The Problem With Star Ratings

We've all done it — glanced at a product's star rating, seen "4.3 out of 5," and felt some level of confidence about the purchase. But that single number is one of the most misleading data points in consumer retail. Understanding how review scores are constructed — and where they break down — can save you from costly mistakes and help you make genuinely better decisions.

How Average Star Ratings Are Calculated

At its simplest, a star rating is a weighted average of all submitted reviews. If a product has:

  • 50 five-star reviews
  • 20 four-star reviews
  • 10 three-star reviews
  • 5 two-star reviews
  • 15 one-star reviews

The average = (50×5 + 20×4 + 10×3 + 5×2 + 15×1) / 100 = 3.85 stars

Notice that 15 one-star reviews are pulling a product with 50 five-star reviews down to under 4 stars. That's a meaningful signal — but raw averages can obscure why people are unhappy.
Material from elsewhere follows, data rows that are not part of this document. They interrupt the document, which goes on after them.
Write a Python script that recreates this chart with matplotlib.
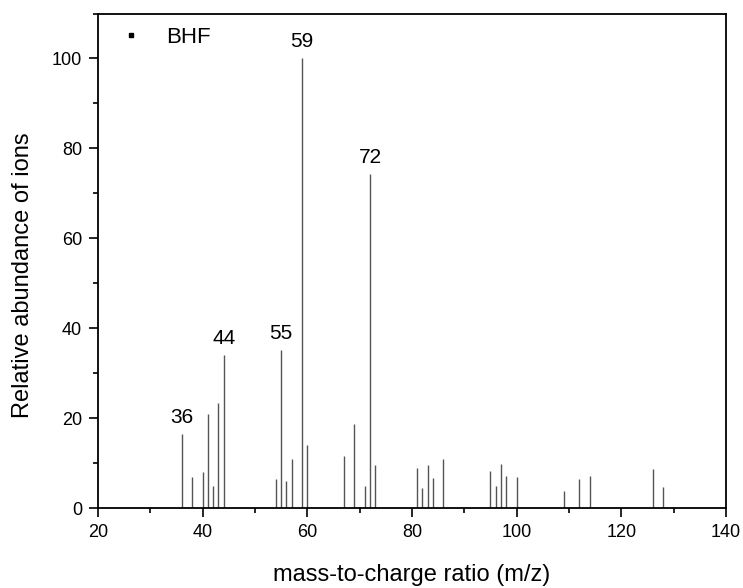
import matplotlib
matplotlib.use('Agg')
import matplotlib.pyplot as plt
from matplotlib.ticker import MultipleLocator

plt.rcParams['font.family'] = ['Liberation Sans', 'DejaVu Sans']

# m/z peaks and relative abundance
mz = [36, 38, 40, 41, 42, 43, 44,
      54, 55, 56, 57, 59, 60,
      67, 69, 71, 72, 73,
      81, 82, 83, 84, 86,
      95, 96, 97, 98, 100,
      109, 112, 114, 126, 128]
abundance = [16.5, 7.0, 8.0, 21.0, 5.0, 23.3, 34.0,
             6.5, 35.2, 6.0, 11.0, 100.0, 14.0,
             11.5, 18.8, 5.0, 74.2, 9.6,
             9.0, 4.5, 9.6, 6.6, 10.8,
             8.2, 4.8, 9.8, 7.1, 6.8,
             3.7, 6.4, 7.2, 8.7, 4.6]
labelled = [36, 44, 55, 59, 72]

fig = plt.figure(figsize=(7.43, 5.88), dpi=100)
ax = fig.add_axes([0.132, 0.136, 0.845, 0.841])

ax.vlines(mz, 0, abundance, colors='#555555', linewidth=1.0)
ax.plot([], [], 's', color='black', markersize=2.5, label='BHF')

for m, a in zip(mz, abundance):
    if m in labelled:
        ax.text(m, a + 1.6, str(m), ha='center', va='bottom', fontsize=15)

ax.set_xlim(20, 140)
ax.set_ylim(0, 110)
ax.xaxis.set_major_locator(MultipleLocator(20))
ax.xaxis.set_minor_locator(MultipleLocator(10))
ax.yaxis.set_major_locator(MultipleLocator(20))
ax.yaxis.set_minor_locator(MultipleLocator(10))
ax.tick_params(which='major', direction='out', length=6.5, width=1.2,
               labelsize=13, pad=5)
ax.tick_params(which='minor', direction='out', length=3.5, width=1.2)
for s in ax.spines.values():
    s.set_linewidth(1.3)

ax.set_xlabel('mass-to-charge ratio (m/z)', fontsize=17)
ax.set_ylabel('Relative abundance of ions', fontsize=17)
ax.xaxis.set_label_coords(0.5, -0.136)
ax.xaxis.label.set_va('center')
ax.yaxis.set_label_coords(-0.119, 0.47)
ax.yaxis.label.set_va('center')

ax.legend(loc='upper left', frameon=False, fontsize=16, handlelength=1.8,
          handletextpad=0.67, borderaxespad=0.3, borderpad=0.3)

fig.savefig('out.png', dpi=100)
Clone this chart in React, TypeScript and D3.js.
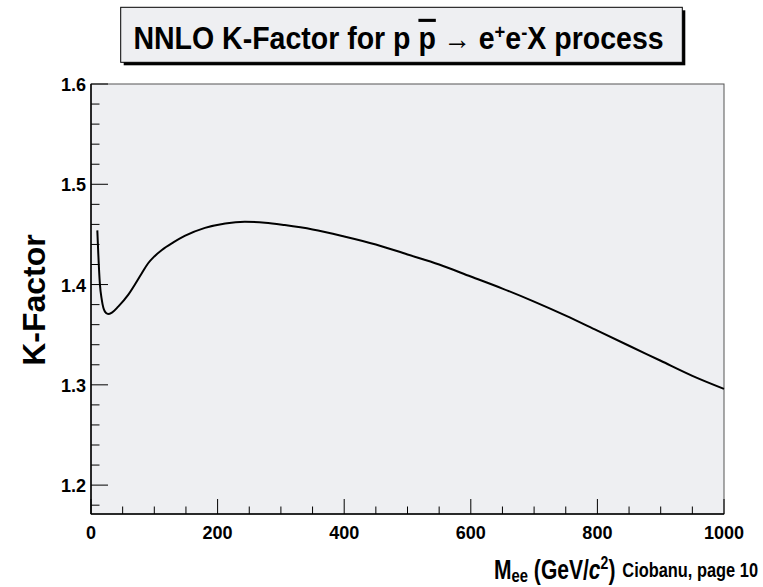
import React from "react";
import * as d3 from "d3";

const massGeV = [10, 11.5, 14, 17, 22, 27, 33, 43, 59, 80, 90, 100, 112, 130, 148, 180, 212, 243, 275, 306, 350, 400, 450, 500, 550, 600, 650, 700, 750, 800, 850, 900, 950, 1000];
const kFactor = [1.454, 1.431, 1.401, 1.385, 1.373, 1.3706, 1.372, 1.378, 1.39, 1.411, 1.421, 1.428, 1.4345, 1.442, 1.4485, 1.4565, 1.461, 1.4627, 1.4617, 1.4593, 1.455, 1.448, 1.44, 1.43, 1.42, 1.408, 1.396, 1.383, 1.369, 1.354, 1.339, 1.324, 1.309, 1.296];
const xMajorTicks = [0, 200, 400, 600, 800, 1000];
const yMajorTicks = [1.2, 1.3, 1.4, 1.5, 1.6];
const titleText = "NNLO K-Factor for p";
const yTitle = "K-Factor";
const footer = "Ciobanu,  page 10";

const W = 763, H = 587;
const L = 91, R = 724, T = 84, B = 514;
const FONT = "'Liberation Sans', Arial, Helvetica, sans-serif";

export default function App() {
  const x = d3.scaleLinear().domain([0, 1000]).range([L, R]);
  const y = d3.scaleLinear().domain([1.1712, 1.6]).range([B, T]);
  const xMinor = d3.range(0, 1000.1, 50).filter((v) => !xMajorTicks.includes(v));
  const yMinor = d3.range(1.18, 1.6001, 0.02).filter((v) => !yMajorTicks.some((m) => Math.abs(m - v) < 1e-6));
  const pts = massGeV.map((m, i) => [m, kFactor[i]] as [number, number]);
  const line = d3.line<[number, number]>().x((d) => x(d[0])).y((d) => y(d[1])).curve(d3.curveMonotoneX);

  return (
    <svg width={W} height={H} style={{ position: "absolute", left: 0, top: 0, background: "#fff" }} fontFamily={FONT}>
      <rect x={0} y={0} width={W} height={H} fill="#fff" />
      {/* title box */}
      <rect x={123.7} y={10.3} width={561.6} height={55} fill="#000" />
      <rect x={120.7} y={7.3} width={561.6} height={55} fill="#eeeff2" stroke="#000" strokeWidth={1} />
      <g transform="translate(398.5,49) scale(0.92,1)">
        <text textAnchor="middle" fontSize={31} fontWeight="bold" fill="#000">
          {titleText} <tspan textDecoration="overline">p</tspan>
          <tspan fontWeight="normal" fontSize={30}>{" \u2192 "}</tspan>e
          <tspan fontSize={20} baselineShift="super">+</tspan>e
          <tspan fontSize={20} baselineShift="super">-</tspan>X process
        </text>
      </g>

      {/* frame */}
      <rect x={L} y={T} width={R - L} height={B - T} fill="#eeeff2" stroke="#555" strokeWidth={1} />
      <path d={line(pts) || ""} fill="none" stroke="#000" strokeWidth={2} />
      <line x1={L} y1={B} x2={R} y2={B} stroke="#000" strokeWidth={1.5} />
      <line x1={L} y1={T} x2={L} y2={B} stroke="#000" strokeWidth={1.5} />

      {/* x ticks */}
      {xMajorTicks.map((v) => (
        <g key={"xm" + v}>
          <line x1={x(v)} x2={x(v)} y1={B} y2={B - 15} stroke="#000" strokeWidth={1} />
          <g transform={`translate(${x(v)},539) scale(0.95,1)`}>
            <text textAnchor="middle" fontSize={19} fontWeight="bold">{v}</text>
          </g>
        </g>
      ))}
      {xMinor.map((v) => (
        <line key={"xn" + v} x1={x(v)} x2={x(v)} y1={B} y2={B - 7.5} stroke="#000" strokeWidth={1} />
      ))}

      {/* y ticks */}
      {yMajorTicks.map((v) => (
        <g key={"ym" + v}>
          <line x1={L} x2={L + 17} y1={y(v)} y2={y(v)} stroke="#000" strokeWidth={1} />
          <g transform={`translate(86,${y(v) + 7}) scale(0.95,1)`}>
            <text textAnchor="end" fontSize={19} fontWeight="bold">{v.toFixed(1)}</text>
          </g>
        </g>
      ))}
      {yMinor.map((v) => (
        <line key={"yn" + v.toFixed(2)} x1={L} x2={L + 8.5} y1={y(v)} y2={y(v)} stroke="#000" strokeWidth={1} />
      ))}

      {/* y title */}
      <text transform="translate(45,300) rotate(-90)" textAnchor="middle" fontSize={32} fontWeight="bold">{yTitle}</text>

      {/* x title */}
      <g transform="translate(494,579) scale(0.78,1)">
        <text x={0} y={0} fontSize={27} fontWeight="bold">
          M<tspan fontSize={19} dy={3}>ee</tspan>
          <tspan dy={-3}>{" (GeV/"}</tspan>
          <tspan fontStyle="italic">c</tspan>
          <tspan fontSize={18} dy={-10}>2</tspan>
          <tspan dy={10}>)</tspan>
        </text>
      </g>
      <g transform="translate(758,577) scale(0.8,1)">
        <text x={0} y={0} textAnchor="end" fontSize={20.5} fontWeight="bold">{footer}</text>
      </g>
    </svg>
  );
}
The Bayesian Average: Why New Products Look Different

Amazon, Yelp, and most major platforms don't use a simple average. They use a Bayesian (or "credibility") average that factors in the number of reviews alongside the average itself.

The formula works roughly like this:

Bayesian Rating = (v / (v + m)) × R + (m / (v + m)) × C

  • v = Number of reviews for the product
  • m = Minimum reviews threshold (set by the platform)
  • R = Product's own average rating
  • C = Overall average rating across all products

In plain English: a product with only 3 reviews averaging 5.0 stars gets "pulled toward" the platform average until it has enough reviews to prove itself. This prevents brand-new products from ranking above established ones based on just a handful of reviews.

The "J-Curve" Problem in Review Distributions

Research on online review systems consistently finds a bimodal distribution — what's called the "J-curve" or "bimodal" pattern. Most reviews cluster at 5 stars and 1 star, with fewer in the middle. Why?

  • Satisfied customers often don't bother reviewing — until a product truly delights them (5 stars)
  • Dissatisfied customers are highly motivated to warn others (1 star)
  • The "it was fine" 3-star experience rarely compels anyone to write a review

This means the average star rating systematically underrepresents neutral experiences and overweights emotional extremes.

Red Flags to Watch For

1. High Rating, Low Review Count

A 4.9-star product with 12 reviews is far less reliable than a 4.4-star product with 3,000 reviews. Small samples are highly susceptible to manipulation and statistical noise.

2. Suspicious Review Velocity

If a product went from 10 to 500 reviews in a week, that's worth scrutinizing. Platforms like Amazon have faced ongoing challenges with incentivized and fake reviews. Look for third-party review analysis tools that flag sudden spikes.

3. Generic Praise in Reviews

Reviews that sound like marketing copy ("This product exceeded all my expectations in every way!") without any specific details are often unreliable. Authentic reviews mention specifics — use cases, comparisons, minor complaints.

4. Verified vs. Unverified Reviews

Amazon and other platforms distinguish between "Verified Purchase" reviews and those submitted without a purchase record. Weight verified reviews significantly more heavily.

How to Read a Rating Score Smartly

  1. Check the distribution histogram: Look at the full breakdown of 1-5 star reviews, not just the average
  2. Read the 1 and 2-star reviews first: They reveal dealbreakers — things that genuinely fail
  3. Look for patterns in criticisms: One person complaining about durability is noise; fifty people mentioning it is a pattern
  4. Filter by "Most Recent": Products change over time. A product with great historical reviews may have quality-control issues in recent batches
  5. Use review aggregators: Sites like Wirecutter, RTINGS, or specialized review outlets provide editorial context that star ratings alone cannot

The Bottom Line

A star rating is a starting point, not a conclusion. The most valuable signal isn't the number itself — it's the shape of the distribution and the specificity of the written reviews. A product with a 4.2 average, 2,000 reviews, and a tight distribution around 4-5 stars is almost always a safer bet than a 4.6 average built on 40 reviews with no middle ground.